Vital to the work is the team’s collaborations with industry leaders, including NYU WIRELESS Industrial Affiliate Qualcomm, whose ongoing research and development efforts contribute broadly to the wearable technology ecosystem. “Snapdragon platforms enable compelling new applications that require high performance compute, wireless, and AI capabilities,” said Junyi Li, Vice President, Engineering at Qualcomm Technologies, Inc. “Qualcomm is looking forward to the collaboration with NYU in this NSF-awarded project to enable powerful wearable devices with advanced assistive technologies for people with blindness and low vision.”

Dell Technologies, another NYU WIRELESS Industrial Affiliate, will provide critical Dell Precision rack workstations to enable the cloud-based AI microservices for the wearable. “Collaborating with NYU on this project is an incredible opportunity to use our technology to advance and transform accessibility,” said Charlie Walker, Senior Director and GM, Precision Workstations, Dell Technologies. “Using Dell Precision rack workstations equipped with powerful GPUs, NYU can run computing-intensive tasks, such as real-time object detection and vision-language models, to expand and improve the AI services on the wearable.”

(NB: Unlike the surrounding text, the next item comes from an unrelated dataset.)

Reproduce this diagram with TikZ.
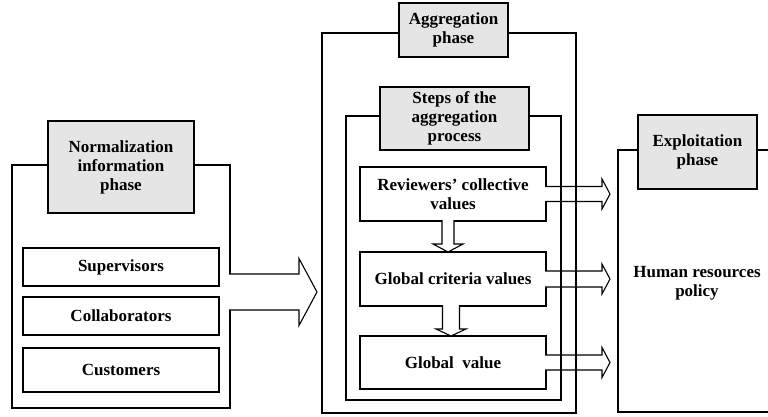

In addition to J. R., senior personnel involved in the project reflect an integrated effort that crosses disciplines and engages multiple departments and centers: NYU WIRELESS members Sundeep Rangan (Associate Director of the Center), Yao Wang, and Marco Mezzavilla, as well as Tommy Azzino, graduate research assistant; and NYU Tandon professors Chen Feng, Maurizio Profiri, and Yi Feng. Additionally, others from NYU Tandon involved in the project include Anbang Yang, Junchi Feng, Fabiana Ricci, and Jacky Yuan. Clinical Associate Professor Ashish Bhatia at NYU Stern School of Business will also contribute. From NYU Grossman School of Medicine, team members include Mahya Beheshti, Giles Hamilton-Fletcher, Todd Hudson, and Joseph Rath.

Tactile Navigation Tools (TNT), the team’s start-up partner, will drive the project’s commercialization efforts, beginning with increasing the technology applications to improve accessibility and quality in NYC real estate for customers with and without navigational challenges. TNT is led by its CEO Van Krishnamoorthy, a physician entrepreneur.

The project’s nonprofit collaborators include the Lighthouse Guild—whose Chief Research Officer William H. Seiple will help direct and develop protocols for all workplace studies—and VISIONS. Key government agencies including the MTA and NYC Department of Transportation are also involved.

In addition to Qualcomm and Dell, collaborators include Google, AT&T, and TaggedWeb. The VIS4ION project reflects NYU Tandon’s commitment to solving problems related to health, one of the seven interdisciplinary “Areas of Excellence” that define the school’s research and educational priorities.